Capacity Planning
Forecast infrastructure capacity needs to prevent outages from resource exhaustion and avoid waste from over-provisioning. Covers demand modeling, load testing for capacity, resource saturation signals, and building capacity planning into your engineering process.
Capacity planning answers a question Engineering and Finance both care about: “How much infrastructure do we need, and when do we need more?” Under-provision and you get outages during traffic peaks. Over-provision and you waste money on idle resources. The goal is accurate forecasting that keeps you in the sweet spot.
Capacity Planning Process
1. Measure current usage
- CPU, memory, disk, network per service
- Request rate, error rate, latency
- Database connections, query throughput
2. Model demand growth
- Historical growth rates
- Business forecasts (marketing campaigns, launches)

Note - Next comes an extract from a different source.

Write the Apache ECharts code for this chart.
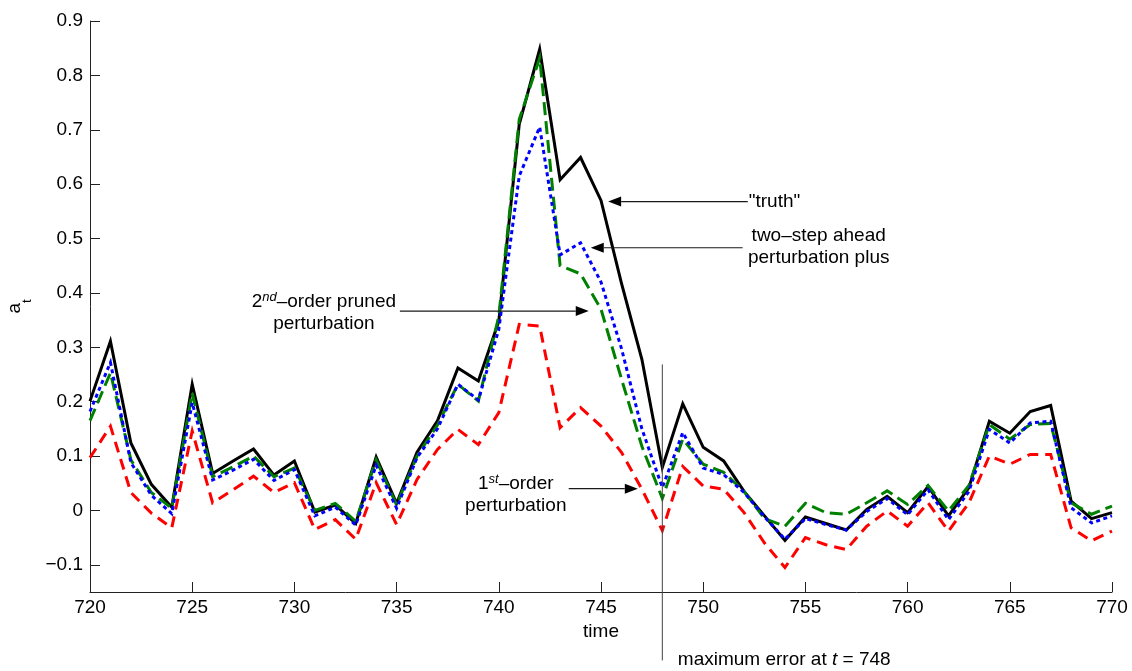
<!DOCTYPE html>
<html>
<head>
<meta charset="utf-8">
<script src="https://cdn.jsdelivr.net/npm/echarts@6/dist/echarts.min.js"></script>
<style>
  html, body { margin: 0; padding: 0; background: #fff; }
  #chart { width: 1132px; height: 671px; }
</style>
</head>
<body>
<div id="chart"></div>
<script>
// Time index of the simulated path
const times = [720, 721, 722, 723, 724, 725, 726, 727, 728, 729,
               730, 731, 732, 733, 734, 735, 736, 737, 738, 739,
               740, 741, 742, 743, 744, 745, 746, 747, 748, 749,
               750, 751, 752, 753, 754, 755, 756, 757, 758, 759,
               760, 761, 762, 763, 764, 765, 766, 767, 768, 769, 770];

// "truth": the exact solution
const truth = [0.201, 0.311, 0.124, 0.048, 0.006, 0.232, 0.068, 0.091, 0.113, 0.065,
               0.091, -0.003, 0.010, -0.024, 0.098, 0.013, 0.107, 0.165, 0.262, 0.238,
               0.348, 0.710, 0.848, 0.608, 0.649, 0.570, 0.418, 0.278, 0.079, 0.196,
               0.116, 0.091, 0.035, -0.010, -0.055, -0.012, -0.024, -0.036, 0.002, 0.026,
               -0.004, 0.044, -0.010, 0.042, 0.164, 0.142, 0.182, 0.193, 0.017, -0.015, -0.004];

// two-step ahead perturbation plus
const twoStep = [0.182, 0.272, 0.088, 0.028, -0.006, 0.198, 0.056, 0.074, 0.094, 0.055,
                 0.075, -0.010, 0.006, -0.027, 0.083, 0.004, 0.097, 0.150, 0.232, 0.203,
                 0.333, 0.615, 0.705, 0.470, 0.492, 0.420, 0.298, 0.150, 0.042, 0.143,
                 0.078, 0.066, 0.033, -0.012, -0.053, -0.015, -0.026, -0.036, -0.002, 0.022,
                 -0.008, 0.038, -0.017, 0.035, 0.149, 0.124, 0.161, 0.164, 0.005, -0.023, -0.010];

// 2nd-order pruned perturbation
const pruned2 = [0.165, 0.253, 0.093, 0.033, 0.004, 0.216, 0.062, 0.080, 0.100, 0.062,
                 0.078, 0.000, 0.013, -0.020, 0.093, 0.010, 0.100, 0.157, 0.232, 0.201,
                 0.357, 0.719, 0.832, 0.450, 0.435, 0.370, 0.242, 0.118, 0.022, 0.131,
                 0.085, 0.070, 0.035, -0.015, -0.029, 0.013, -0.004, -0.007, 0.014, 0.036,
                 0.011, 0.046, -0.001, 0.046, 0.158, 0.131, 0.158, 0.160, 0.014, -0.007, 0.008];

// 1st-order perturbation
const first1 = [0.097, 0.155, 0.033, -0.005, -0.032, 0.146, 0.014, 0.038, 0.063, 0.033,
                0.051, -0.035, -0.017, -0.053, 0.051, -0.026, 0.057, 0.112, 0.149, 0.121,
                0.180, 0.342, 0.339, 0.152, 0.189, 0.155, 0.107, 0.039, -0.037, 0.081,
                0.045, 0.039, -0.004, -0.060, -0.105, -0.050, -0.063, -0.072, -0.029, -0.001,
                -0.029, 0.014, -0.038, 0.014, 0.100, 0.085, 0.103, 0.103, -0.032, -0.056, -0.038];

// Axis ticks
const xTicks = [720, 725, 730, 735, 740, 745, 750, 755, 760, 765, 770];
const yTicks = [-0.1, 0, 0.1, 0.2, 0.3, 0.4, 0.5, 0.6, 0.7, 0.8, 0.9];

const FONT = '"Liberation Sans", Arial, Helvetica, sans-serif';
const FS = 19;

function pairs(vals) { return times.map((t, i) => [t, vals[i]]); }

function lineSeries(name, vals, color, type, z) {
  return {
    name, type: 'line', data: pairs(vals), symbol: 'none', z,
    lineStyle: { color, width: 3, type, cap: 'butt', join: 'miter' },
    silent: true, animation: false
  };
}

const chart = echarts.init(document.getElementById('chart'), null, { renderer: 'canvas' });

chart.setOption({
  animation: false,
  backgroundColor: '#fff',
  grid: { left: 90, right: 20, top: 21, bottom: 79, containLabel: false, outerBoundsMode: 'none' },
  xAxis: {
    type: 'value', min: xTicks[0], max: xTicks[xTicks.length - 1], interval: 5,
    name: 'time', nameLocation: 'middle', nameGap: 29,
    nameTextStyle: { fontFamily: FONT, fontSize: FS, color: '#000' },
    axisLine: { show: true, onZero: false, lineStyle: { color: '#222', width: 1 } },
    axisTick: { show: true, inside: true, length: 10, lineStyle: { color: '#222', width: 1 } },
    axisLabel: { fontFamily: FONT, fontSize: FS, color: '#000', margin: 6 },
    splitLine: { show: false }
  },
  yAxis: {
    type: 'value', min: -0.15, max: 0.9,
    name: '{a|a}{t|t}', nameLocation: 'middle', nameRotate: 90, nameGap: 56,
    nameTextStyle: {
      color: '#000',
      rich: {
        a: { fontFamily: FONT, fontSize: FS, lineHeight: 38, color: '#000' },
        t: { fontFamily: FONT, fontSize: 13, lineHeight: 13, verticalAlign: 'bottom', color: '#000' }
      }
    },
    axisLine: { show: true, onZero: false, lineStyle: { color: '#222', width: 1 } },
    axisTick: { show: true, inside: true, length: 10, customValues: yTicks,
                lineStyle: { color: '#222', width: 1 } },
    axisLabel: {
      fontFamily: FONT, fontSize: FS, color: '#000', margin: 7, customValues: yTicks,
      formatter: v => v === 0 ? '0' : (v < 0 ? '\u2212' : '') + Math.abs(v).toFixed(1)
    },
    splitLine: { show: false }
  },
  series: [
    lineSeries('truth', truth, '#000000', 'solid', 2),
    lineSeries('1st-order perturbation', first1, '#ff0000', [11, 7], 3),
    lineSeries('2nd-order pruned perturbation', pruned2, '#008000', [13, 6], 4),
    lineSeries('two-step ahead perturbation plus', twoStep, '#0000ff', [4, 3.5], 5)
  ]
});

// Annotations, anchored in data coordinates
const arrows = [
  { from: [752.18, 0.568], to: [745.35, 0.568] },   // "truth"
  { from: [751.93, 0.483], to: [744.50, 0.483] },   // two-step ahead
  { from: [735.16, 0.3665], to: [744.40, 0.3665] }, // 2nd-order pruned
  { from: [743.42, 0.040], to: [746.80, 0.040] }    // 1st-order
];
const maxErrT = 748;

function px(p) { return chart.convertToPixel({ gridIndex: 0 }, p); }

const g = [];
arrows.forEach(a => {
  const p0 = px(a.from), p1 = px(a.to);
  const dx = p1[0] - p0[0], dy = p1[1] - p0[1];
  const len = Math.hypot(dx, dy), ux = dx / len, uy = dy / len;
  const hl = 13, hw = 5;
  const bx = p1[0] - ux * hl, by = p1[1] - uy * hl;
  g.push({ type: 'line', silent: true, z: 50,
    shape: { x1: p0[0], y1: p0[1], x2: bx, y2: by },
    style: { stroke: '#1a1a1a', lineWidth: 1.2 } });
  g.push({ type: 'polygon', silent: true, z: 50,
    shape: { points: [[p1[0], p1[1]], [bx - uy * hw, by + ux * hw], [bx + uy * hw, by - ux * hw]] },
    style: { fill: '#000' } });
});

// vertical marker at the time of the largest error
const vTop = px([maxErrT, 0.2685]), vBot = px([maxErrT, -0.2758]);
g.push({ type: 'line', silent: true, z: 50,
  shape: { x1: vTop[0], y1: vTop[1], x2: vBot[0], y2: vBot[1] },
  style: { stroke: '#444', lineWidth: 1 } });

const baseRich = { n: { fontFamily: FONT, fontSize: FS, lineHeight: 22, fill: '#000' },
                   s: { fontFamily: FONT, fontSize: 13, fontStyle: 'italic', lineHeight: 22,
                        verticalAlign: 'top', fill: '#000' },
                   i: { fontFamily: FONT, fontSize: FS, fontStyle: 'italic', lineHeight: 22, fill: '#000' } };

function label(pos, text, align, dx, dy) {
  const p = px(pos);
  g.push({ type: 'text', silent: true, z: 60, x: p[0] + (dx || 0), y: p[1] + (dy || 0),
    style: { text, rich: baseRich, fontFamily: FONT, fontSize: FS, fill: '#000',
             align, verticalAlign: 'middle' } });
}

label([752.18, 0.568], '{n|"truth"}', 'left', 1, 0);
label([755.65, 0.483], '{n|two\u2013step ahead}\n{n|perturbation plus}', 'center', 0, -1);
label([731.44, 0.3665], '{n|2}{s|nd}{n|\u2013order pruned}\n{n|perturbation}', 'center', 0, 2);
label([740.83, 0.040], '{n|1}{s|st}{n|\u2013order}\n{n|perturbation}', 'center', 0, 6);
label([748.76, -0.274], '{n|maximum error at }{i|t}{n| = 748}', 'left', 0, 0);

chart.setOption({ graphic: g });
</script>
</body>
</html>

- Seasonal patterns (holidays, end-of-quarter)
3. Determine capacity limits
- Load test to find breaking points
- Identify bottlenecks at each load level
- Define saturation thresholds (e.g., 70% CPU)
4. Forecast when limits will be reached
- Extrapolate growth against limits
- Account for peak-to-average ratio
5. Plan provisioning
- Lead time for procurement/scaling
- Budget approval timeline
- Implementation and testing window
Demand Modeling
Linear Growth
import numpy as np
from datetime import datetime, timedelta
def forecast_linear(history, days_ahead=90):
"""Simple linear regression forecast"""
x = np.arange(len(history))
y = np.array(history)
# Linear fit
slope, intercept = np.polyfit(x, y, 1)
# Forecast
future_x = np.arange(len(history), len(history) + days_ahead)
forecast = slope * future_x + intercept
return {
'daily_growth': slope,
'days_to_threshold': (threshold - history[-1]) / slope if slope > 0 else float('inf'),
'forecast_90d': forecast[-1],
}
Seasonal Adjustment
Month Traffic Multiplier
January 0.85 (post-holiday dip)
February 0.90
March 1.00 (baseline)
April 1.05
May 1.10
June 1.00
July 0.95
August 0.95
September 1.10
October 1.15
November 1.40 (pre-holiday)
December 1.60 (holiday peak)
Resource Saturation Signals
| Resource | Warning Threshold | Critical Threshold | Action |
|---|---|---|---|
| CPU | > 70% sustained | > 85% sustained | Scale horizontally |
| Memory | > 75% | > 90% | Investigate leaks, scale up |
| Disk | > 70% | > 85% | Expand storage, archive old data |
| Network | > 60% of bandwidth | > 80% of bandwidth | Upgrade network, add CDN |
| DB connections | > 70% of pool | > 85% of pool | Increase pool, optimize queries |
| DB IOPS | > 70% of provisioned | > 85% of provisioned | Upgrade tier, optimize queries |
Load Testing for Capacity
# k6 capacity test: Gradually increase load to find breaking point
stages:
- duration: '5m'
target: 100 # Warm up
- duration: '10m'
target: 500 # Normal load
- duration: '10m'
target: 1000 # 2x normal
- duration: '10m'
target: 2000 # 4x normal (expected peak)
- duration: '10m'
target: 5000 # 10x normal (find the ceiling)
- duration: '5m'
target: 0 # Cool down
thresholds:
http_req_duration: ['p99<500']
http_req_failed: ['rate<0.01']
What to Measure During Load Tests
At each load level, record:
- Response time (p50, p95, p99)
- Error rate
- Throughput (requests/second)
- CPU utilization per service
- Memory utilization per service
- Database query latency
- Queue depth
- Connection pool utilization
The level where any metric breaches its threshold is your capacity limit.
Anti-Patterns
| Anti-Pattern | Consequence | Fix |
|---|---|---|
| No capacity monitoring | Surprised by resource exhaustion | Monitor saturation signals |
| Planning from averages only | Peaks cause outages | Plan for peak (2-3x average) |
| Annual capacity review | 11 months of drift | Monthly review, quarterly deep-dive |
| No load testing | Unknown breaking points | Quarterly load tests |
| Over-provisioning 3x everywhere | Wasted spend | Right-size based on actual peak + buffer |
Capacity planning is not about predicting the future perfectly — it is about reducing surprise. Accurate demand modeling, regular load testing, and saturation monitoring give you the lead time to provision before you run out.